Write about your day. In particular, find and focus on a moment that was particularly interesting or vibrant or terrible or quiet or resonant. Set your timer and write about the sensory details of that moment – the sounds, the colours, the light, the chair you were sitting on, the items around your desk. Write about what just happened before, and what happened next; the thoughts that were running through your head; the people involved, the people in the room next to you, the people you were thinking about; write about what that moment meant for you in your day. Try to avoid skipping around from moment to moment, skimming the surface of each one, but go as deeply as possible into one as you can. (That being said, follow your tangents to your heart’s content!)

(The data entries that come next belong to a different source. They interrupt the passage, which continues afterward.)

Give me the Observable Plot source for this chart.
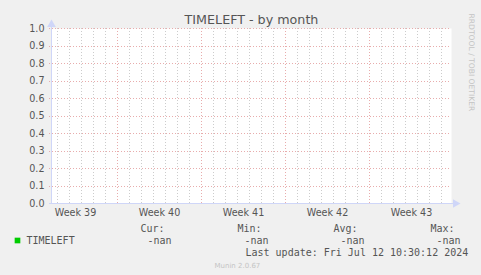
<!DOCTYPE html>
<html>
<head>
<meta charset="utf-8">
<script src="https://cdn.jsdelivr.net/npm/d3@7"></script>
<script src="https://cdn.jsdelivr.net/npm/@observablehq/plot@0.6"></script>
<style>
  html, body { margin: 0; padding: 0; background: #f0f0f0; }
  #chart svg { display: block; }
</style>
</head>
<body>
<div id="chart"></div>
<script>
// ---- data ----
const title = "TIMELEFT - by month";
const yTicks = [0.0, 0.1, 0.2, 0.3, 0.4, 0.5, 0.6, 0.7, 0.8, 0.9, 1.0];
const weekLabels = ["Week 39", "Week 40", "Week 41", "Week 42", "Week 43"];
const weekStarts = ["2024-09-23", "2024-09-30", "2024-10-07", "2024-10-14", "2024-10-21"];
const rangeStart = "2024-09-24T12:00:00Z";
const rangeEnd = "2024-10-27T20:00:00Z";
const seriesName = "TIMELEFT";
const seriesTimes = [];   // no samples: every value is nan
const seriesValues = [];
const legendHeaders = ["Cur:", "Min:", "Avg:", "Max:"];
const legendValues = ["-nan", "-nan", "-nan", "-nan"];
const lastUpdate = "Last update: Fri Jul 12 10:30:12 2024";
const version = "Munin 2.0.67";
const watermark = "RRDTOOL / TOBI OETIKER";

// ---- derived ----
const start = new Date(rangeStart), end = new Date(rangeEnd);
const weekDates = weekStarts.map(d => new Date(d + "T00:00:00Z"));
const weekCenters = weekDates.map(d => d3.utcHour.offset(d, 84));
const majors = weekDates.filter(d => d > start && d < end);
const days = d3.utcDay.range(d3.utcDay.ceil(start), end).filter(d => !majors.some(m => +m === +d));
const series = seriesTimes.map((t, i) => ({t: new Date(t), v: seriesValues[i]}));

const FONT = "DejaVu Sans, sans-serif";
const MONO = "DejaVu Sans Mono, monospace";
const TXT = "#555555";
const AXIS = "#CFD6F8";
const GRID = "#cccccc";
const MGRID = "#e8acac";

const headerDx = [89, 186, 282, 379];
const valueDx = [96, 193, 289, 385];

const chart = Plot.plot({
  width: 481,
  height: 275,
  marginLeft: 51,
  marginRight: 30,
  marginTop: 28,
  marginBottom: 72,
  style: {background: "#f0f0f0", fontFamily: FONT, overflow: "visible"},
  x: {type: "utc", domain: [start, end], axis: null},
  y: {domain: [0, 1], axis: null},
  marks: [
    Plot.frame({fill: "white", stroke: null}),
    // minor (day) grid
    Plot.ruleX(days, {stroke: GRID, strokeDasharray: "1,2", insetBottom: -2, shapeRendering: "crispEdges"}),
    // major (week) grid
    Plot.ruleX(majors, {stroke: MGRID, strokeDasharray: "1,2", insetBottom: -2, shapeRendering: "crispEdges"}),
    // horizontal grid
    Plot.ruleY(yTicks.filter(v => v > 0), {stroke: MGRID, strokeDasharray: "1,2", insetLeft: -2, shapeRendering: "crispEdges"}),
    // series (no data)
    Plot.line(series, {x: "t", y: "v", stroke: "#00cc00"}),
    // axes
    Plot.ruleX([start], {stroke: AXIS, insetTop: -3}),
    Plot.ruleY([0], {stroke: AXIS, insetLeft: -2, insetRight: -3}),
    Plot.dot([0], {frameAnchor: "top-left", dy: -4, symbol: "triangle", r: 3.2, fill: AXIS, stroke: null}),
    Plot.dot([0], {frameAnchor: "bottom-right", dx: 4, rotate: 90, symbol: "triangle", r: 3.2, fill: AXIS, stroke: null}),
    // y tick labels
    Plot.text(yTicks, {y: d => d, text: d => d3.format(".1f")(d), frameAnchor: "left", dx: -7, textAnchor: "end", fontSize: 9.6, fill: TXT}),
    // week labels
    Plot.text(weekLabels, {x: (d, i) => weekCenters[i], text: d => d, frameAnchor: "bottom", dy: 9, lineAnchor: "middle", fontSize: 9.6, fill: TXT}),
    // title
    Plot.text([title], {frameAnchor: "top", dy: -9, lineAnchor: "middle", fontSize: 12.7, fill: TXT}),
    // watermark
    Plot.text([watermark], {frameAnchor: "top-right", dx: 20, dy: -15, rotate: 90, textAnchor: "start", lineAnchor: "middle", fontSize: 7.6, fill: "#c4c4c4"}),
    // legend
    Plot.dot([seriesName], {frameAnchor: "bottom-left", dx: -34, dy: 37, symbol: "square", r: 3.2, fill: "#00cc00", stroke: null}),
    Plot.text([seriesName], {frameAnchor: "bottom-left", dx: -25, dy: 37, textAnchor: "start", lineAnchor: "middle", fontFamily: MONO, fontSize: 10, fill: TXT}),
    ...legendHeaders.map((h, i) => Plot.text([h], {frameAnchor: "bottom-left", dx: headerDx[i], dy: 25, textAnchor: "start", lineAnchor: "middle", fontFamily: MONO, fontSize: 10, fill: TXT})),
    ...legendValues.map((v, i) => Plot.text([v], {frameAnchor: "bottom-left", dx: valueDx[i], dy: 37, textAnchor: "start", lineAnchor: "middle", fontFamily: MONO, fontSize: 10, fill: TXT})),
    Plot.text([lastUpdate], {frameAnchor: "bottom-left", dx: 194, dy: 49, textAnchor: "start", lineAnchor: "middle", fontFamily: MONO, fontSize: 10, fill: TXT}),
    Plot.text([version], {frameAnchor: "bottom-left", dx: 163, dy: 62, textAnchor: "start", lineAnchor: "middle", fontSize: 7, fill: "#c4c4c4"})
  ]
});
document.getElementById("chart").appendChild(chart);
</script>
</body>
</html>
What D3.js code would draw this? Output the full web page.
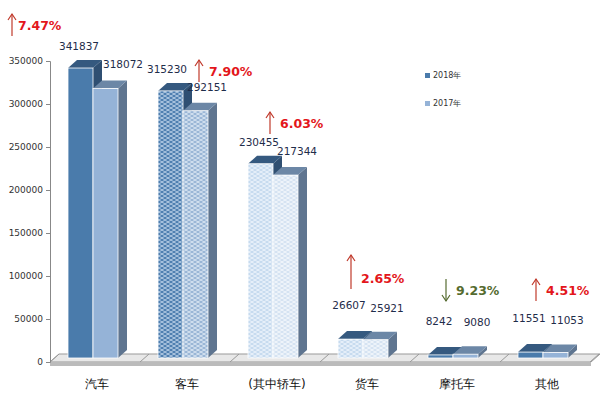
<!DOCTYPE html>
<html><head><meta charset="utf-8">
<script src="https://cdn.jsdelivr.net/npm/d3@7"></script>
<style>body{margin:0;background:#fff}text{font-family:"DejaVu Sans",sans-serif}</style>
</head><body><svg id="c" width="600" height="400"></svg>
<script>
const categories = ["汽车", "客车", "(其中轿车)", "货车", "摩托车", "其他"];
const v2018 = [341837, 315230, 230455, 26607, 8242, 11551];
const v2017 = [318072, 292151, 217344, 25921, 9080, 11053];
const growth = ["7.47%", "7.90%", "6.03%", "2.65%", "9.23%", "4.51%"];
const up = [true, true, true, true, false, true];
const yTicks = [0, 50000, 100000, 150000, 200000, 250000, 300000, 350000];

const svg = d3.select("#c");
const y = d3.scaleLinear().domain([0, 350000]).range([362, 61]);
const x = d3.scaleBand().domain(categories).range([48, 588]);
const dx = 9, dy = 8, bw = 25;
const cx = c => x(c) + x.bandwidth() / 2;

const defs = svg.append("defs");
function pat(id, bg, fg) {
  const p = defs.append("pattern").attr("id", id).attr("width", 6).attr("height", 4).attr("patternUnits", "userSpaceOnUse");
  p.append("rect").attr("width", 6).attr("height", 4).attr("fill", bg);
  p.append("path").attr("d", "M0,2 L3,0 L6,2 L3,4 Z").attr("fill", "none").attr("stroke", fg).attr("stroke-width", 0.8);
}
pat("p18b", "#4f7fb0", "#c9dcef");
pat("p17b", "#9ab6d6", "#e4edf7");
pat("p18c", "#c7dbef", "#f3f8fd");
pat("p17c", "#d5e3f2", "#f7fafd");

// floor
svg.append("path").attr("d", `M50,362 L${50+dx},${362-dy} L600,${362-dy} L591,362 Z`).attr("fill", "#e8e8e8").attr("stroke", "#999");
svg.append("rect").attr("x", 50).attr("y", 362).attr("width", 541).attr("height", 4).attr("fill", "#bbb");
d3.range(7).forEach(i => {
  const xx = 50 + i * 90;
  svg.append("line").attr("x1", xx).attr("x2", xx + dx).attr("y1", 362).attr("y2", 362 - dy).attr("stroke", "#999");
});

const ax = svg.append("g").attr("transform", "translate(50,0)").call(d3.axisLeft(y).tickValues(yTicks).tickSize(4).tickFormat(d3.format("d")));
ax.selectAll("text").attr("font-size", 9).attr("fill", "#333");
ax.selectAll("line,path").attr("stroke", "#888");

function fills(i, yr) {
  if (i === 1) return yr ? "url(#p18b)" : "url(#p17b)";
  if (i === 2 || i === 3) return yr ? "url(#p18c)" : "url(#p17c)";
  return yr ? "#4a7bab" : "#95b3d7";
}
function bar(i, v, yr) {
  const x0 = cx(categories[i]) - bw + (yr ? 0 : bw), yt = y(v), w = bw, b = 358;
  const g = svg.append("g");
  g.append("path").attr("d", `M${x0+w},${yt} L${x0+w+dx},${yt-dy} L${x0+w+dx},${b-dy} L${x0+w},${b} Z`).attr("fill", yr ? "#2f4f72" : "#5f7590");
  g.append("path").attr("d", `M${x0},${yt} L${x0+dx},${yt-dy} L${x0+w+dx},${yt-dy} L${x0+w},${yt} Z`).attr("fill", yr ? "#35597f" : "#6c87a6");
  g.append("rect").attr("x", x0).attr("y", yt).attr("width", w).attr("height", b - yt).attr("fill", fills(i, yr)).attr("stroke", "#fff").attr("stroke-width", 0.8);
}
categories.forEach((c, i) => { bar(i, v2018[i], true); bar(i, v2017[i], false); });

const lab = svg.append("g").attr("font-size", 10.5).attr("fill", "#1f2d4a");
categories.forEach((c, i) => {
  const m = cx(c);
  const off18 = i >= 3 ? 30 : 18, off17 = i >= 3 ? 28 : 20;
  lab.append("text").attr("x", i === 1 ? m - 16 : m - 14).attr("y", y(v2018[i]) - off18).attr("text-anchor", "middle").text(v2018[i]);
  lab.append("text").attr("x", i === 0 ? m + 30 : m + 24).attr("y", y(v2017[i]) - off17).attr("text-anchor", "middle").text(v2017[i]);
});

const ann = [[12, 30], [199, 76], [270, 128], [351, 283], [446, 295], [536, 295]];
categories.forEach((c, i) => {
  const [ax0, ay] = ann[i];
  const col = up[i] ? "#e3161b" : "#556b2f";
  const len = i === 3 ? 34 : 22;
  const y1 = ay - len + 6, y2 = ay + 6;
  const lc = up[i] ? "#c0392b" : "#556b2f";
  svg.append("line").attr("x1", ax0).attr("x2", ax0).attr("y1", y1).attr("y2", y2).attr("stroke", lc).attr("stroke-width", 1.2);
  const ty = up[i] ? y1 : y2, s = up[i] ? 1 : -1;
  svg.append("path").attr("d", `M${ax0-4},${ty+6*s} L${ax0},${ty} L${ax0+4},${ty+6*s}`).attr("fill", "none").attr("stroke", lc).attr("stroke-width", 1.2);
  svg.append("text").attr("x", ax0 + (i === 0 ? 6 : 10)).attr("y", ay).attr("font-size", 12.5).attr("font-weight", "bold").attr("fill", col).text(growth[i]);
});

svg.append("g").selectAll("text").data(categories).join("text")
  .attr("x", d => cx(d) + 4).attr("y", 388).attr("text-anchor", "middle").attr("font-size", 12).attr("fill", "#111").text(d => d);

[["2018年", "#4a7bab", 78], ["2017年", "#95b3d7", 106]].forEach(([t, c, ly]) => {
  svg.append("rect").attr("x", 425).attr("y", ly - 5).attr("width", 5).attr("height", 5).attr("fill", c);
  svg.append("text").attr("x", 433).attr("y", ly).attr("font-size", 8).attr("fill", "#333").text(t);
});
</script></body></html>
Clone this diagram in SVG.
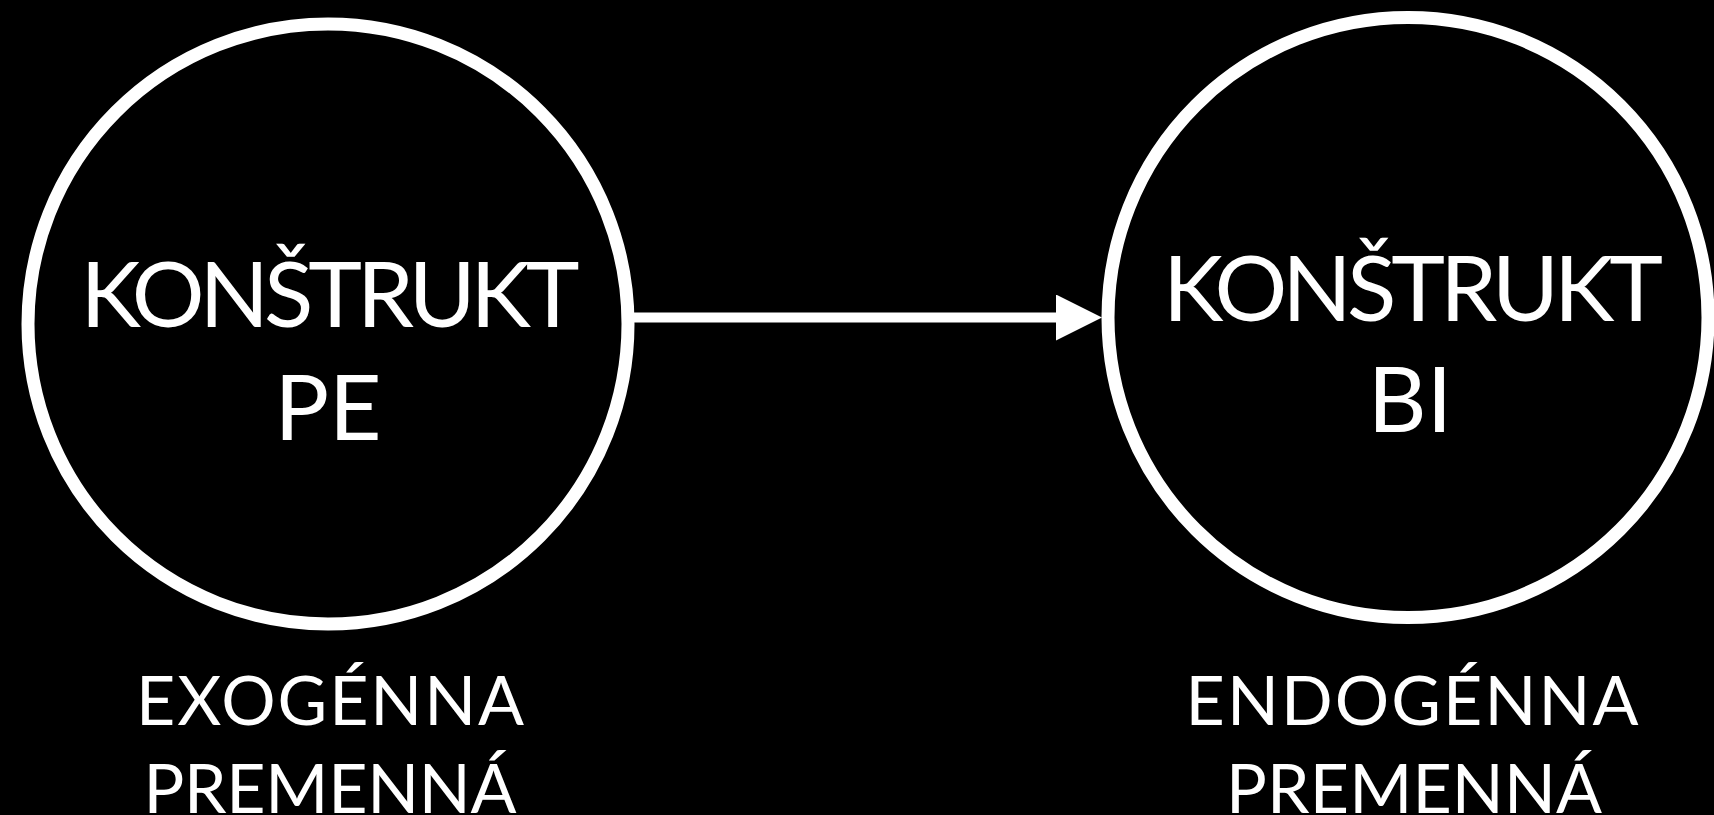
<svg xmlns="http://www.w3.org/2000/svg" width="1714" height="815" viewBox="0 0 1714 815">
<style>
.node{fill:#000;stroke:#fff;stroke-width:13}
.t{fill:#fff;font-family:Lato,"Noto Sans","Liberation Sans",sans-serif;text-anchor:middle}
.big{font-size:91px}
.small{font-size:68px}
.conn{stroke:#fff;stroke-width:10;fill:none}
</style>
<defs>
<marker id="ah" markerUnits="userSpaceOnUse" markerWidth="46" markerHeight="46" viewBox="0 0 45 45" refX="1" refY="22.5" orient="auto">
<path d="M0,0 L45,22.5 L0,45 Z" fill="#fff"/>
</marker>
</defs>
<rect width="1714" height="815" fill="#000"/>
<g id="connectors">
<line class="conn" x1="630" y1="317.5" x2="1057" y2="317.5" marker-end="url(#ah)"/>
</g>
<g id="node-pe">
<circle class="node" cx="328" cy="324" r="300"/>
<text class="t big" x="330" y="327" textLength="499">KONŠTRUKT</text>
<text class="t big" x="328" y="440">PE</text>
</g>
<g id="node-bi">
<circle class="node" cx="1408" cy="317.5" r="300"/>
<text class="t big" x="1413" y="321" textLength="500">KONŠTRUKT</text>
<text class="t big" x="1410" y="432">BI</text>
</g>
<g id="label-exo">
<text class="t small" x="330" y="725" textLength="388">EXOGÉNNA</text>
<text class="t small" x="330" y="813" textLength="373">PREMENNÁ</text>
</g>
<g id="label-endo">
<text class="t small" x="1412" y="725" textLength="453">ENDOGÉNNA</text>
<text class="t small" x="1414" y="813" textLength="376">PREMENNÁ</text>
</g>
</svg>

Write about a hobby you’re interested in. Write about why you got into it, and what you’re getting out of it; the tiny details about the types of yarn you have stashed away, or the different types of spices that add flavour, or your favourite fountain pen and what makes it write just so; what you would change; ways in which it permeates your life; describe the physical objects that you use; describe it as you would to a stranger; what you’re looking forward to like a completed item or a new skill; the people you’ve met; the time it gives you; the routines and rituals. Add meaning to what you’re interested in and what you spend time doing.
Write about habits you have or habits you want or habits you want to get rid of. Write about when it started; why it started; what times of day; triggers; why you continue on; what meaning or value it gives you; the costs and benefits; the people involved, the routines of your habit, the physical items you need or use.
Write about a walk around your neighbourhood. Write about the people you see; the buildings you’ve been in; the shops you patronize; the seasonal feelings and sensory details; the physical details like the trees and potholes and fences; the history of the neighbourhood; memories from the last time you sat in this cafe or bought cheese from this cheese monger. Better yet, sit outside on a bench, and write about all the things you see. Make up stories about the people you see.
You get the drift. The more you stretch your fingers, the more you’ll find things just come to you. You can pick a topic like your favourite bathroom or your dog and then just begin writing and see what comes up.
As I prepared for our first workshop, I was standing next to our printer, which also scans and makes copies, and as I pressed a book down to photocopy a page, seeing the light bar squeegee across the clear pane and then back again brought me right back to my days as a teacher, standing in a windowless copy room, counting sheets and coordinating the backs of pages. A comfortable, if nostalgic, feeling.
We’ve got one seat left in the four week journaling workshop that begins this Thursday (at 10 am) and goes on every Thursday. If you’ve missed out on it, we’re hoping to schedule another four week workshop sometime in November. You can also email firstname.lastname@example.org to be added to a email notification list.
We’ve also got some room left in our afternoon journaling workshops, one on this Sunday, September 30th, and one on Sunday, October 14th, both 2-5 pm.
In any case, wherever you are, I hope you are finding something interesting in your writing.
*I came across this article on skim reading, which discusses the lack of depth and comprehensive, especially in more difficult texts, that readers are now experiencing on much broader levels, with the advent of technology and instant access to all sorts of information on twitchy screens. Diminishing mental stamina and fortitude with writing could perhaps also be linked to this constant rapid fire changing of attention. The amount of effort it takes for me personally to stay focused for extended periods of time is sometimes terrifying, and it’s something I hope to be able to build up in Caleb and Naomi – the ability to sit and read slowly and thoroughly.